The Art of Surviving
v. continue to live or exist, especially in spite of danger or hardship.
I'm feeling compelled to talk about something today - I'm asked often how I survive; how I continue to be happy and stay optimistic despite the curves life has thrown at me. I don't always have an answer. Mostly, I shrug my shoulders and let it go. But recently, I've found my answer is actually quite simple; I smile.
I have a laundry list of people I've lost in my short life. My grandmother, two uncles, an aunt, my mother, my brother, family friends, a mentor, a friend, a coworker. It's not easy. It's never been easy, and it never will be easy.
Survival is an art. There's no one way to it. It must be tailored specifically to fit your person; individual and unique. In my experience, I've found that you have to be your own reason to smile, and you have to remember that, one day, somehow, you won't feel this way. There will be days, moments, you think you won't survive, but you will. The truth hurts, and the truth is that no one can save you, from anything, but you. Everyone else is too busy trying to save themselves.
Two years ago, I lost my little brother. He was taller than me, almost identical to me, dumber than me, but also smarter than I'll ever be. I thought I'd never survive it when we lost our mother eleven years ago. I did; I have. Then I lost Matthew, and most days I can barely keep my head above the water.
The last time I saw my brother was January 2, 2016. We had gone out to lunch for our Memere's 90th birthday, then out to a belated dinner for my 24th. I tried to get him to do a shot of Fireball with me, forgetting he wouldn't be 21 for another six months.
The last time I had contact with him was February 27, 2016. We exchanged photos on Snapchat. Mine, of myself and an actor wearing Dragon Ball Z scouters captioned, "This is Osric Chau and I!!". His, a dark picture of his face and middle finger captioned, "This is my middle finger."
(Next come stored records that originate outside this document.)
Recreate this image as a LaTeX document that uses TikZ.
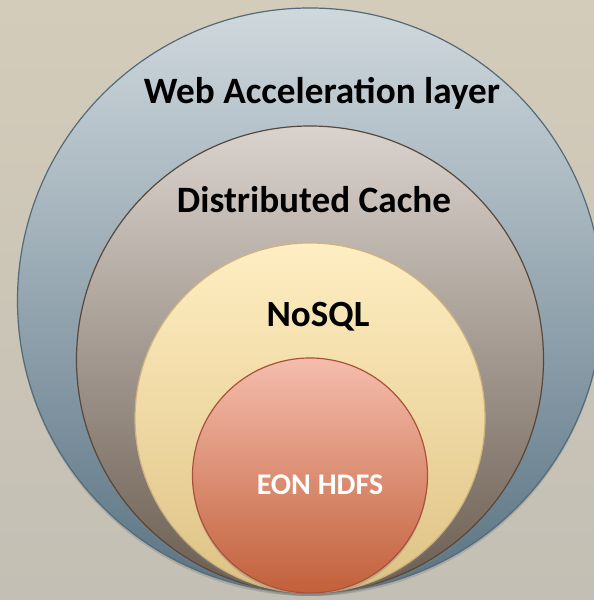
\documentclass[tikz,border=0pt]{standalone}
\usepackage{fontspec}
\setmainfont{Carlito}
\usetikzlibrary{shadows}

\definecolor{bgtop}{HTML}{D4CCBA}
\definecolor{bgbot}{HTML}{C3BFB4}
\definecolor{webtop}{HTML}{CFD8DD}
\definecolor{webbot}{HTML}{5A7383}
\definecolor{webline}{HTML}{526B7A}
\definecolor{cachetop}{HTML}{DAD3CD}
\definecolor{cachebot}{HTML}{6A5C50}
\definecolor{cacheline}{HTML}{58483B}
\definecolor{nosqltop}{HTML}{FFEEC2}
\definecolor{nosqlbot}{HTML}{DEC284}
\definecolor{nosqlline}{HTML}{CDB47E}
\definecolor{hdfstop}{HTML}{F5BDAD}
\definecolor{hdfsbot}{HTML}{C2603A}
\definecolor{hdfsline}{HTML}{A9523A}

\tikzset{
  ring/.style={line width=1.2pt, drop shadow={shadow xshift=0pt, shadow yshift=-3pt, opacity=.35}},
  layer/.style={font=\bfseries, anchor=base, inner sep=0pt}
}

\begin{document}
\begin{tikzpicture}[x=1pt,y=1pt]
\useasboundingbox (0,0) rectangle (594,600);
\shade [top color=bgtop, bottom color=bgbot] (0,0) rectangle (594,600);

% layers, from the outside in
\shade [ring, draw=webline, top color=webtop, bottom color=webbot] (310,299.5) circle [radius=292.5];
\shade [ring, draw=cacheline, top color=cachetop, bottom color=cachebot] (310,240.5) circle [radius=233.5];
\shade [ring, draw=nosqlline, top color=nosqltop, bottom color=nosqlbot] (310,182) circle [radius=175];
\shade [ring, draw=hdfsline, top color=hdfstop, bottom color=hdfsbot] (310,124.5) circle [radius=117.5];

\node [layer, font=\bfseries\fontsize{37.2}{42}\selectfont] (web) at (322,496) {Web Acceleration layer};
\node [layer, font=\bfseries\fontsize{37.2}{42}\selectfont] (cache) at (314,387) {Distributed Cache};
\node [layer, font=\bfseries\fontsize{37}{42}\selectfont] (nosql) at (318,273) {NoSQL};
\node [layer, white, font=\bfseries\fontsize{30}{36}\selectfont] (hdfs) at (320,105) {EON HDFS};
\end{tikzpicture}
\end{document}
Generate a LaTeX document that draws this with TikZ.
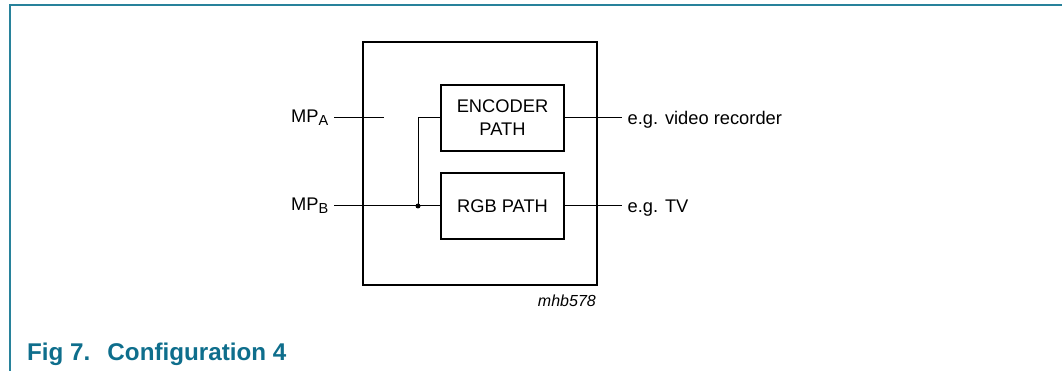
\documentclass[tikz,border=0pt]{standalone}
\usepackage{fontspec}
\setmainfont{Liberation Sans}
\definecolor{capteal}{RGB}{14,110,140}
\definecolor{frameteal}{RGB}{40,130,155}
\begin{document}
\begin{tikzpicture}[x=1pt,y=-1pt,
  lbl/.style={inner sep=0pt,font=\fontsize{18.3}{22}\selectfont},
  blk/.style={draw,line width=2pt,minimum width=123pt,minimum height=66pt,inner sep=0pt,align=center,font=\fontsize{18.3}{23}\selectfont},
  wire/.style={line width=1pt},
  dotn/.style={circle,fill,inner sep=0pt,minimum size=5pt}]
\useasboundingbox (0,0) rectangle (1062,371);
% frame
\coordinate (fr1) at (9.5,371);
\coordinate (fr2) at (9.5,5.5);
\coordinate (fr3) at (1062,5.5);
\draw[frameteal,line width=2pt] (fr1) -- (fr2) -- (fr3);
% outer box
\node[draw,line width=2pt,minimum width=234pt,minimum height=243.3pt,inner sep=0pt] (outer) at (479.7,163.4) {};
% blocks
\node[blk] (enc) at (502.5,118) {ENCODER\\PATH};
\node[blk] (rgb) at (502.5,206) {RGB PATH};
% labels
\node[lbl,anchor=base east] (mpa) at (328.5,122.5) {MP\raisebox{-3.4pt}{\fontsize{14.5}{14}\selectfont A}};
\node[lbl,anchor=base east] (mpb) at (328.5,210.5) {MP\raisebox{-3.4pt}{\fontsize{14.5}{14}\selectfont B}};
\node[lbl,anchor=base west] (vr) at (627.5,124.5) {e.g. video recorder};
\node[lbl,anchor=base west] (tv) at (627.5,212.5) {e.g. TV};
\node[inner sep=0pt,anchor=base east,font=\fontsize{16}{18}\selectfont\itshape] (code) at (596,306) {mhb578};
\node[inner sep=0pt,anchor=base west,text=capteal,font=\fontsize{24.2}{28}\selectfont\bfseries] (cap) at (27,360.7) {\makebox[80.3pt][l]{Fig 7.}Configuration 4};
% wires
\coordinate (a) at (334,118);
\coordinate (ai) at (384,118);
\coordinate (b) at (334,206);
\coordinate (oe) at (622,118);
\coordinate (ot) at (622,206);
\node[dotn] (j) at (418,206) {};
\draw[wire] (a) -- (ai);
\draw[wire] (b) -- (rgb.west);
\draw[wire] (j.center) |- (enc.west);
\draw[wire] (enc.east) -- (oe);
\draw[wire] (rgb.east) -- (ot);
\end{tikzpicture}
\end{document}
He died on February 29, 2016.
I didn't know it then, but I've come to realize that Matthew was the only reason I survived losing our mother at fourteen years old. He was eleven at the time. I can't say if I was this for him, but he was my lifeline, the closest living connection I had to our mom. We survived together, by looking at pictures of her scattered around our house, and by listening to stories told by her friends as we sat around the fire-pit in our front yard. We survived by burying ourselves in school work and hanging out with our friends. By making pancakes at 2 AM and knocking on the wall that separated out bedrooms before we went to sleep. By crying ourselves to sleep and not mentioning it in the morning. We grew up. We got angry, we got lost, but the one thing I remember most, is that we smiled. We smiled a lot, and we survived.
It's harder for me to survive these days. I keep smiling. I remember everything I can; the sound of my mom singing along to Big Empty in an almost whisper, and the squeaking Matt's deciduous teeth made when he ground them together. Watching figure skating with my grandmother on her giant couch that was too close to the TV, and the way my uncle used to jokingly turn the radio off in the middle of a song while I was singing along. The way my aunt used to insist I call her "Auntie", and the joy it brought my uncle to call me "Allie Cat". How my coworker would text me every day to ask how I was, even though she was fighting for her life, and that the first swear word I ever said was in front of one of my dad's closest friends. Sitting in my mom's hospital room, wetting her lips with a sponge every few minutes and making futile plans to go to Pittsburgh together, and Matthew clearing his schedule to have brunch with me a few weeks after I had brain surgery, both of us making empty promises to get together more often. Sometimes it hurts to remember, but more often than not, it makes me smile, and that is what keeps me breathing.
People like to tell me I'm strong. I like to take it as a compliment. The way I see it is, if I didn't smile, if I didn't remember, then I wouldn't be the strong person they like to see. If I didn't smile, I wouldn't be able to make it through the day. If I didn't smile, I wouldn't be able to see the similarities between Matthew, our mom, and I. So I'll smile, until I can't smile anymore, and I'll remember, until the day I can't.
Loss is hard. Being strong is hard. Remembering is hard. Surviving is hard. But it is possible.